**Brief:**
Exact reproduction is required for the lines bounded by the one containing "Output the Python" and the one containing "from matplotlib.lines import Line2D", both bounds included. Print them without any pictures.
[Begin]
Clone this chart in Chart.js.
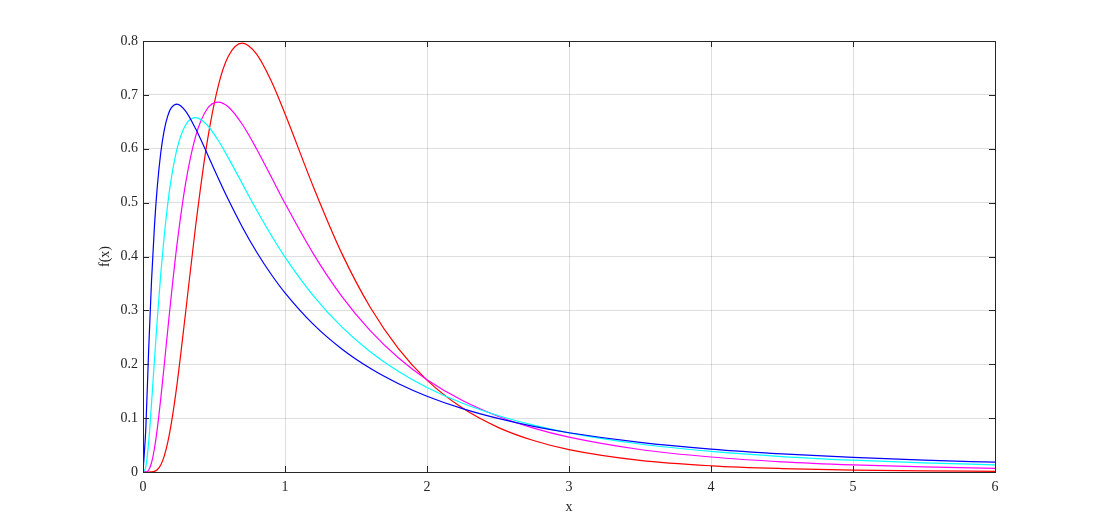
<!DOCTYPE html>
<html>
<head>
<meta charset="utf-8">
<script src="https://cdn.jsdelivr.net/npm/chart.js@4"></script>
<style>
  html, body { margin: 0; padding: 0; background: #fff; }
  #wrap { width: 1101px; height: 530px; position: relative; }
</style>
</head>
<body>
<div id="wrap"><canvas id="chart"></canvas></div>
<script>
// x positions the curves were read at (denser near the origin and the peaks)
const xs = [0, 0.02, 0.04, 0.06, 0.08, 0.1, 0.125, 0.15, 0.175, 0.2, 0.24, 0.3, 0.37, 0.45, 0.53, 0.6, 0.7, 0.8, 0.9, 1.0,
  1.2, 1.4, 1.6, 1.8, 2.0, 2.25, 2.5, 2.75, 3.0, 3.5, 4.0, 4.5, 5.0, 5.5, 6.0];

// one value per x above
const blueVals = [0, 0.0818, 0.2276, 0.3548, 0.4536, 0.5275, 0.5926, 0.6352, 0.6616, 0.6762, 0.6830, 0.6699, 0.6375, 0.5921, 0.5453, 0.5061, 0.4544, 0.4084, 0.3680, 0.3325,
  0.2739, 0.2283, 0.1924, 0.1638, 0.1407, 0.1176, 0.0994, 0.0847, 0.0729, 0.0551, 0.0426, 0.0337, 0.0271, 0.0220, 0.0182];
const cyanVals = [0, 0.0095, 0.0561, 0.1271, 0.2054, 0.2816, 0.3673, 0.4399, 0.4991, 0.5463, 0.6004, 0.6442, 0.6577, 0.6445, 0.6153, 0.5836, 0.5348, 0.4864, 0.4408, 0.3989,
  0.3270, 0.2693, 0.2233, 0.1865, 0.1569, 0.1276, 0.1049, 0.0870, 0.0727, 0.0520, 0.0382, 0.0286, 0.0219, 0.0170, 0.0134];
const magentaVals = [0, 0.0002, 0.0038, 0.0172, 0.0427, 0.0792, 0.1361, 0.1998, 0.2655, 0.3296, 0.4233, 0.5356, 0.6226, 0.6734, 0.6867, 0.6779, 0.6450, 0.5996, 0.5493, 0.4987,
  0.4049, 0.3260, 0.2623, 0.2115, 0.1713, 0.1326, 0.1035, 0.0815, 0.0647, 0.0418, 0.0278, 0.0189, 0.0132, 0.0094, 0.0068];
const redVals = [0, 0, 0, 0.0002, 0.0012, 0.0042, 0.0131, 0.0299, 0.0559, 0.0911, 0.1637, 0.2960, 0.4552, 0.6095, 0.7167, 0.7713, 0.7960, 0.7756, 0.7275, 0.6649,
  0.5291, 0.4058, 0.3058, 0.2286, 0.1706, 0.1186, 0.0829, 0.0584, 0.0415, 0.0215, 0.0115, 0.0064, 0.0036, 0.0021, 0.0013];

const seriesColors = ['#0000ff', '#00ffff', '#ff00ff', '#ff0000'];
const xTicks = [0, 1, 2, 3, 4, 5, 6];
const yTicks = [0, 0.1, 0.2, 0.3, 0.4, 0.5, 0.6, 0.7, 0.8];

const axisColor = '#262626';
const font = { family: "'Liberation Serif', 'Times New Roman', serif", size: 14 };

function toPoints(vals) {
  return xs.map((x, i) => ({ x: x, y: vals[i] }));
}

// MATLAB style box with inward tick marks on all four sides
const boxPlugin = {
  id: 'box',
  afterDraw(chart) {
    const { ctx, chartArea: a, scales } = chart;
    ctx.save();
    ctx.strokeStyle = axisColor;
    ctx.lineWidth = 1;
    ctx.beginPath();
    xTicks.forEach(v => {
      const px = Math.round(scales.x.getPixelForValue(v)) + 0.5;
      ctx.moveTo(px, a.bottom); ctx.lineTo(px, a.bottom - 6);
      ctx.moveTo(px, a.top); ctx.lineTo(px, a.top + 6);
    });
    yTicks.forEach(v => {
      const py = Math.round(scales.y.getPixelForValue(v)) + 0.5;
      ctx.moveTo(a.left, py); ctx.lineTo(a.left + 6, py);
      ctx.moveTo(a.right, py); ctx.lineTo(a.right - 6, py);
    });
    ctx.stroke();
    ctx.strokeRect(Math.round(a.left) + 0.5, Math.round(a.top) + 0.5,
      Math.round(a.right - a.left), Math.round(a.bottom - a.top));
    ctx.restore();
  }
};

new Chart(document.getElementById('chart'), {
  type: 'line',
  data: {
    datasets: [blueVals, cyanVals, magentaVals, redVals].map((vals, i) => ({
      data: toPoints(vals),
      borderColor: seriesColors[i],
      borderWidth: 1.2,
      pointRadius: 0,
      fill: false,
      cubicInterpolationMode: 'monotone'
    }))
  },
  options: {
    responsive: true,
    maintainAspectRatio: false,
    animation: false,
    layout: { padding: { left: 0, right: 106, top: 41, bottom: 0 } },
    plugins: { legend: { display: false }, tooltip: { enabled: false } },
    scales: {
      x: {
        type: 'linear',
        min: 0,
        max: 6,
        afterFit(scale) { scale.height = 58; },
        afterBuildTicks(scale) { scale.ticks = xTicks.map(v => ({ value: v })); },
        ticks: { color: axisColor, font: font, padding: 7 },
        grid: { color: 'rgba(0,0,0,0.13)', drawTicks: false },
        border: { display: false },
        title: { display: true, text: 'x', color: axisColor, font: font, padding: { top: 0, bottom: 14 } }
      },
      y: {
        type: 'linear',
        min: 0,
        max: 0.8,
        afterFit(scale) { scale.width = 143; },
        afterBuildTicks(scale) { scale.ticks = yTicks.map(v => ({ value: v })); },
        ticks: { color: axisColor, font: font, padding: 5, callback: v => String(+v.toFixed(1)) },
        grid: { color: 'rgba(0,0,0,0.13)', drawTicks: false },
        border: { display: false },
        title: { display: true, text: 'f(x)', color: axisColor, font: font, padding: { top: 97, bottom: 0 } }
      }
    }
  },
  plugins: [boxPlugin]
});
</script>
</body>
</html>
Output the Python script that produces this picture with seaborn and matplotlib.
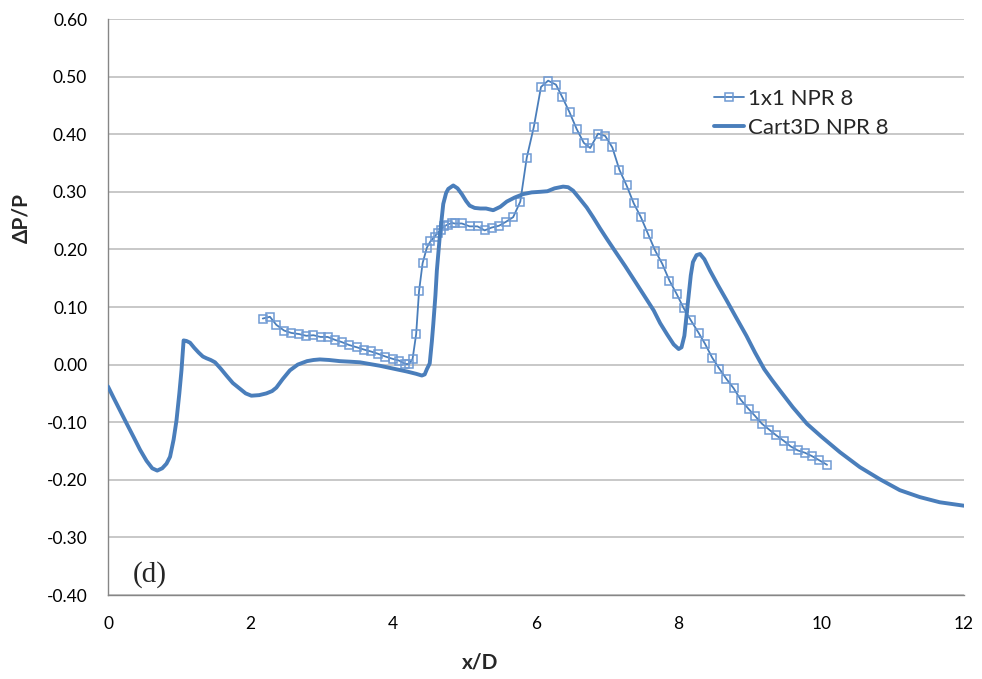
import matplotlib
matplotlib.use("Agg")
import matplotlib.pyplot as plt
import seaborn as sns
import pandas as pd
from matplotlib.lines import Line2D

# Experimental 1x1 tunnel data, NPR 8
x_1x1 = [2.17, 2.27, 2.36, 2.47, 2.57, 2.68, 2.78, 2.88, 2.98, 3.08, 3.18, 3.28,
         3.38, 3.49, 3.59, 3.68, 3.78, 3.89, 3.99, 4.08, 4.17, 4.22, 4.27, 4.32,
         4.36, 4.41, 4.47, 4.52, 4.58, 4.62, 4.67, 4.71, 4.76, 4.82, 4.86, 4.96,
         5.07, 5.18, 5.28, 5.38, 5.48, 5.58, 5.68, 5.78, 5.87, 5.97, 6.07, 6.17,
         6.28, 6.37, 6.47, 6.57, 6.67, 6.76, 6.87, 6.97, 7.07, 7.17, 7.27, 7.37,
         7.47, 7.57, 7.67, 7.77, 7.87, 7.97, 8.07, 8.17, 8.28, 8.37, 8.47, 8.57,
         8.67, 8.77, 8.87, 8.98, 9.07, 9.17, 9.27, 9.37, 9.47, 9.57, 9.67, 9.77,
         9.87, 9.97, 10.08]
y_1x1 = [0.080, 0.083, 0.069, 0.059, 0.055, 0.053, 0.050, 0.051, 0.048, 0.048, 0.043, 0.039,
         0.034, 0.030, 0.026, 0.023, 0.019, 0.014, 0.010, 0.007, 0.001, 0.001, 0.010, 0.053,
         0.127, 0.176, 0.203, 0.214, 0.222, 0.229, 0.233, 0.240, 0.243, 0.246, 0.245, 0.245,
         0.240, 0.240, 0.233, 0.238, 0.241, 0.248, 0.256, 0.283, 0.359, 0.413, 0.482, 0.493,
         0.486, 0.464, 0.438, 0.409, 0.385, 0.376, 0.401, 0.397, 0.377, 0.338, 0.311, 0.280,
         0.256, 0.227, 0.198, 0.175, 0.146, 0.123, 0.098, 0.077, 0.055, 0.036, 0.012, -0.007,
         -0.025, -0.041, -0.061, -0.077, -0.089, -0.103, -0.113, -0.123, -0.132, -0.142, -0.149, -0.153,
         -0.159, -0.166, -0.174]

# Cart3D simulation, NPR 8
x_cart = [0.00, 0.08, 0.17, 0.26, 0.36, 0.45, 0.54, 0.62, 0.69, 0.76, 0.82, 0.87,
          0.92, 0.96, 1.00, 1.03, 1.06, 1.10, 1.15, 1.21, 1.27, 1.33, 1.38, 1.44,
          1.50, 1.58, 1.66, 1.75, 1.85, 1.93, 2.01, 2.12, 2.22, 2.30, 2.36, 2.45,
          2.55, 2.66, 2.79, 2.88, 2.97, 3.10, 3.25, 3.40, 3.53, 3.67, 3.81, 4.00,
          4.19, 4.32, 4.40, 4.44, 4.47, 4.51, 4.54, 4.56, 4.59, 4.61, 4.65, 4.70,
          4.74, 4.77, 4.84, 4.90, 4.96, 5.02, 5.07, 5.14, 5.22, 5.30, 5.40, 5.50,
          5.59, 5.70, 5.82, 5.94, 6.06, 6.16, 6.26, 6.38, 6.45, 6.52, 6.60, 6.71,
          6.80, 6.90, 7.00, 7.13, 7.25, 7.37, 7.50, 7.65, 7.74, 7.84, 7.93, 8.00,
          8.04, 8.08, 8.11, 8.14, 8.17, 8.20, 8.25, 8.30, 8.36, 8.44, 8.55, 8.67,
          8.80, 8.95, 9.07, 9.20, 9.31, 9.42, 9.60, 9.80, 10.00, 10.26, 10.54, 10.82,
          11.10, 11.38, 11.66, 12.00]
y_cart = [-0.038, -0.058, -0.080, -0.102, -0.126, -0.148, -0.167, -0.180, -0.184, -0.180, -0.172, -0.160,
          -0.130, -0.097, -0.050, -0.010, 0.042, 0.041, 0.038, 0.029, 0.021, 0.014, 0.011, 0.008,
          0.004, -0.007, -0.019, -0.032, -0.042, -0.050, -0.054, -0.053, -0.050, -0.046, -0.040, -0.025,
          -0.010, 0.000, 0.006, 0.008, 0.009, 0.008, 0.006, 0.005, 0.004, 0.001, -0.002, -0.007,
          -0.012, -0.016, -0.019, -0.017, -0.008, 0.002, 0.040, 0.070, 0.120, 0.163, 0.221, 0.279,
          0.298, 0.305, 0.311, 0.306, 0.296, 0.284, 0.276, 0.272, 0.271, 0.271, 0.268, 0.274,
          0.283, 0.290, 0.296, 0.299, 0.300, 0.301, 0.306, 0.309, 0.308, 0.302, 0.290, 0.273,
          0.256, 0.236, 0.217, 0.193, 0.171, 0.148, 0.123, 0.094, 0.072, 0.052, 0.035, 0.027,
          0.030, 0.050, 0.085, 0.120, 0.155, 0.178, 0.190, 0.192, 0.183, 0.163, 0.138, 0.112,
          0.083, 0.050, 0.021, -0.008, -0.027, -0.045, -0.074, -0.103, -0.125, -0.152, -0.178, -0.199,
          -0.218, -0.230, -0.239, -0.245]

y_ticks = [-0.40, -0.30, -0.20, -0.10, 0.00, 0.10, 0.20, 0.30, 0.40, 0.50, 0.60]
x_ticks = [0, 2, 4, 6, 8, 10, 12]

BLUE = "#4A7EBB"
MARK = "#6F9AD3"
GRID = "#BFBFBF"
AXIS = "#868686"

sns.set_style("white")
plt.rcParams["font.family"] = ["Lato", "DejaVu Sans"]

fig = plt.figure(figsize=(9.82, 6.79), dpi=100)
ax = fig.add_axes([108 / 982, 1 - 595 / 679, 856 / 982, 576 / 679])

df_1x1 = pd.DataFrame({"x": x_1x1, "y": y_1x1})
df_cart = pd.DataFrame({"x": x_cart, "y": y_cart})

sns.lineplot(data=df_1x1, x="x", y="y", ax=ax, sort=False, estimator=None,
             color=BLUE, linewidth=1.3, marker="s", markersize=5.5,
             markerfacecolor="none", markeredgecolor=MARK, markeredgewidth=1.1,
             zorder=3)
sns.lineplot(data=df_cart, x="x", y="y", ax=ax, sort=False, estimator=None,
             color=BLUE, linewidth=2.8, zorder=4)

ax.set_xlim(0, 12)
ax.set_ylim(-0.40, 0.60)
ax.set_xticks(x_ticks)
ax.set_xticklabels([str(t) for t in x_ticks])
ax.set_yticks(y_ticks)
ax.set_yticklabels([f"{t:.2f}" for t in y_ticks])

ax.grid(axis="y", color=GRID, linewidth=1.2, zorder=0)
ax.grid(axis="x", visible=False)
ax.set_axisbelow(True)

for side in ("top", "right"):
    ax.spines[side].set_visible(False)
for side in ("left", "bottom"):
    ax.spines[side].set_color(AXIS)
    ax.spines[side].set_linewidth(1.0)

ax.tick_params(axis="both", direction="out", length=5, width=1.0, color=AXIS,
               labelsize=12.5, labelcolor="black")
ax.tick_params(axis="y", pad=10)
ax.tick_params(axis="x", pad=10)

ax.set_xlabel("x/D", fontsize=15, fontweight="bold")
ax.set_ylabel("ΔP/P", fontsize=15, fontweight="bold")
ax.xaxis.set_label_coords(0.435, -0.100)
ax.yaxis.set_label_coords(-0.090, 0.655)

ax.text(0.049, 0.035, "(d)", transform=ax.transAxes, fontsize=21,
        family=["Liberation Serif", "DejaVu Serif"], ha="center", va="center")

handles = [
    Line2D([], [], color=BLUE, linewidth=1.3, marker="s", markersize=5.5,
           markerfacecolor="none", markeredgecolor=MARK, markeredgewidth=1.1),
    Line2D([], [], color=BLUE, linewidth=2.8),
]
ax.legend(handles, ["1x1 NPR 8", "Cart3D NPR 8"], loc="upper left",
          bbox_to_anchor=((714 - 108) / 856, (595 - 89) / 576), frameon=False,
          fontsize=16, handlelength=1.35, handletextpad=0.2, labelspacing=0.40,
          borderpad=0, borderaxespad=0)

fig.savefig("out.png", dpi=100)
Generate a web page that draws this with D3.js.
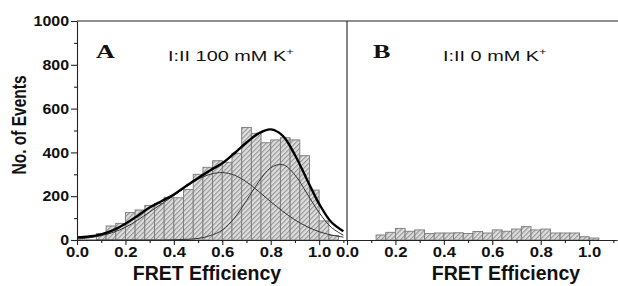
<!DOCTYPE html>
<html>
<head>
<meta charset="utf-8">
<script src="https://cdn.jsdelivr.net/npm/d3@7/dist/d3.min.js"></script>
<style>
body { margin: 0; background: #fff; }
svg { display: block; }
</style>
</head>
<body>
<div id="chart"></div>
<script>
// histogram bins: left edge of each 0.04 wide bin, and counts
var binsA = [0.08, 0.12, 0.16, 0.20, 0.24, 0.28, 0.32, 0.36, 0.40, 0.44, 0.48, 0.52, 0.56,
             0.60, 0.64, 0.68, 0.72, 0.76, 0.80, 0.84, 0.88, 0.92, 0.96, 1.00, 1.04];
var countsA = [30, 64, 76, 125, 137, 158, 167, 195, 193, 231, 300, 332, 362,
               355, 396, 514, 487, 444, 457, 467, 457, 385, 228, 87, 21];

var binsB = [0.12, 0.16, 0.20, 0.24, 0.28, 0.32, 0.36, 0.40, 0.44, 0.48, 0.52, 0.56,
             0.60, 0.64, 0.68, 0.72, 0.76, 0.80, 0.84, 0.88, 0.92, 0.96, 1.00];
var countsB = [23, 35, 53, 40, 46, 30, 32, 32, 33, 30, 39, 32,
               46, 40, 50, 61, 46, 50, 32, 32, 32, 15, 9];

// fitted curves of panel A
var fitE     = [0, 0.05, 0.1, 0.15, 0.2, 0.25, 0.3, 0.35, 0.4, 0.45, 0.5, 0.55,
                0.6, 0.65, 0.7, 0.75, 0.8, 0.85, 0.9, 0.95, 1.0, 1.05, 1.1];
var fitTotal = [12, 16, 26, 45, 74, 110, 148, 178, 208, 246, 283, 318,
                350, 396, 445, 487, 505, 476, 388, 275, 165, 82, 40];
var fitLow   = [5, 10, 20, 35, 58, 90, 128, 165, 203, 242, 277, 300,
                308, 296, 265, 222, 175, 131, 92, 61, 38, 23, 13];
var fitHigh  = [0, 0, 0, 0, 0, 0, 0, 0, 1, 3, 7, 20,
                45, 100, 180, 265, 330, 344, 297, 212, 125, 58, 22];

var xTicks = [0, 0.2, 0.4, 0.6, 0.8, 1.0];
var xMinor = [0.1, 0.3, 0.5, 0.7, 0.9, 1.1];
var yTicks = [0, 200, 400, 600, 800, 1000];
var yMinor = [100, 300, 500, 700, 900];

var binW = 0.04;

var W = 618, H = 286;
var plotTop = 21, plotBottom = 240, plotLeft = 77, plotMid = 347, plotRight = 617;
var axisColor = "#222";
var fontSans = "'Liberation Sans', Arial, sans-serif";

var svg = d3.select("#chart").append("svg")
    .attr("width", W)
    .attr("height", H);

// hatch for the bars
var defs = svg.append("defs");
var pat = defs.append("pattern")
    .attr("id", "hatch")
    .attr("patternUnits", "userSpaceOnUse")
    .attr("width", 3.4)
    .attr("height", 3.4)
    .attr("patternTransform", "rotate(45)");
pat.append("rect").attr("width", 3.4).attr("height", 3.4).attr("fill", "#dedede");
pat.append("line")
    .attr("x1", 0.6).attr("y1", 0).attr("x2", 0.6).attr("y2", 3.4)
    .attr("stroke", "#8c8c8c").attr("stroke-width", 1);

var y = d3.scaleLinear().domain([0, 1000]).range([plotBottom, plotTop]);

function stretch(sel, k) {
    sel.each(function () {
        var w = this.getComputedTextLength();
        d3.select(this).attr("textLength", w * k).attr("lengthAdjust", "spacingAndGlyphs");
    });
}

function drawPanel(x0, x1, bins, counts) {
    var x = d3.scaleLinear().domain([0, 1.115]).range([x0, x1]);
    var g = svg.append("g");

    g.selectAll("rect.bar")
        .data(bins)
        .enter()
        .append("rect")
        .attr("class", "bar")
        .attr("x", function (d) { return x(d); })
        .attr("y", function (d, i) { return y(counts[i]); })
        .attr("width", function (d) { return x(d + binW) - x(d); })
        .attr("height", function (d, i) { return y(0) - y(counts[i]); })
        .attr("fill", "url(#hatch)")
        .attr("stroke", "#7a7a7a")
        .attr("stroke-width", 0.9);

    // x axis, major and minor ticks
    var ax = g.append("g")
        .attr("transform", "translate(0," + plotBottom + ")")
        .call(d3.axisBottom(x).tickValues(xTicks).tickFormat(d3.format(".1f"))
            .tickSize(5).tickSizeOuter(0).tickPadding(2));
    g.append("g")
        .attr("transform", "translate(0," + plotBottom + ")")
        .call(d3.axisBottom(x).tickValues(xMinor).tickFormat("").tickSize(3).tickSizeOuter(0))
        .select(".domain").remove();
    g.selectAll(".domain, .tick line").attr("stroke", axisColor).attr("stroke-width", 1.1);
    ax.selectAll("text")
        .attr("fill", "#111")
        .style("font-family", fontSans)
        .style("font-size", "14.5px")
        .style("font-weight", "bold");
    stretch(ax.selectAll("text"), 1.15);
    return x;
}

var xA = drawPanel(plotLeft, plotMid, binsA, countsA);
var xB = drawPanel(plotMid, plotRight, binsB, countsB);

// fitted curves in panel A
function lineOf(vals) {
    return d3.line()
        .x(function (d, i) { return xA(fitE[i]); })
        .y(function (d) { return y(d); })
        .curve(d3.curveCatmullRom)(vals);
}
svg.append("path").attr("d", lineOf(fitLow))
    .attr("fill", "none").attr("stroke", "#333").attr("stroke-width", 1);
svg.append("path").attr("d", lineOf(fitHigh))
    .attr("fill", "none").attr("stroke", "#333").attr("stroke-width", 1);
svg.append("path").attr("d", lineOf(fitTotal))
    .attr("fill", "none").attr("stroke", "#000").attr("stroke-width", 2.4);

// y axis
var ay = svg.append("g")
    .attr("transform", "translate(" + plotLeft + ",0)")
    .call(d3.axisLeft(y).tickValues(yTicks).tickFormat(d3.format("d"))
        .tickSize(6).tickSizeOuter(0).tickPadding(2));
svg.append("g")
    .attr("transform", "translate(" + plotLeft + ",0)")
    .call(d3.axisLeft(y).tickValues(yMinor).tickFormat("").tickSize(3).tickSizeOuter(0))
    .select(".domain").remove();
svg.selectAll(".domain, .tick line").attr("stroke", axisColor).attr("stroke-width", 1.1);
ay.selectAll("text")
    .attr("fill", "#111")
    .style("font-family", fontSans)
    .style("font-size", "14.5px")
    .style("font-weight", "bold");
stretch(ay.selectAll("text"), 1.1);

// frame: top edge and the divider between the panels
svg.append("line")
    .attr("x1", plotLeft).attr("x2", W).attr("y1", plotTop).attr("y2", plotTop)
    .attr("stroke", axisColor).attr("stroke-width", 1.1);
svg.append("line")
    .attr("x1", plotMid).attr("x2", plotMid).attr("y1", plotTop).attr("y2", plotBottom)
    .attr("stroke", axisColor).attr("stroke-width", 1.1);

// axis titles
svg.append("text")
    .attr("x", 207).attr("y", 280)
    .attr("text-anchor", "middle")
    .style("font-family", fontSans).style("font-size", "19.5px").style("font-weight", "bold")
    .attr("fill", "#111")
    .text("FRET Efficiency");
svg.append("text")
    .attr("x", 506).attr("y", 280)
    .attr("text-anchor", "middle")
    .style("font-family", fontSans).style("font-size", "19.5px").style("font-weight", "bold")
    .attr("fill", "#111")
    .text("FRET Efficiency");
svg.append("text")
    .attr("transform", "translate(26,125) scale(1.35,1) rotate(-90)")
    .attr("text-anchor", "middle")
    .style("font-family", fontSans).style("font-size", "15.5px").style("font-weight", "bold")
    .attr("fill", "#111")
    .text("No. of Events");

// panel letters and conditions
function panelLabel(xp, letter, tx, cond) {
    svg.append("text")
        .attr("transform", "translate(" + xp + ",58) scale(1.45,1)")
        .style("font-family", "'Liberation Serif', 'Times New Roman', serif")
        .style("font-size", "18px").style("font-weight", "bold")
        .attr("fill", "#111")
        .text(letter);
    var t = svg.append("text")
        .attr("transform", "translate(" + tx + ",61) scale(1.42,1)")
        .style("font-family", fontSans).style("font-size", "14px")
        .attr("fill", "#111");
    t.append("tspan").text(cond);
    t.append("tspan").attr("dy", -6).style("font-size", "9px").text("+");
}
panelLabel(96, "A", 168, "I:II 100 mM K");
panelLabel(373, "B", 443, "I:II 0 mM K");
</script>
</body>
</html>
[End]
**Task response:**
Output the Python script that produces this picture with seaborn and matplotlib.
import matplotlib
matplotlib.use("Agg")
import matplotlib.pyplot as plt
import seaborn as sns
import pandas as pd
from matplotlib.lines import Line2D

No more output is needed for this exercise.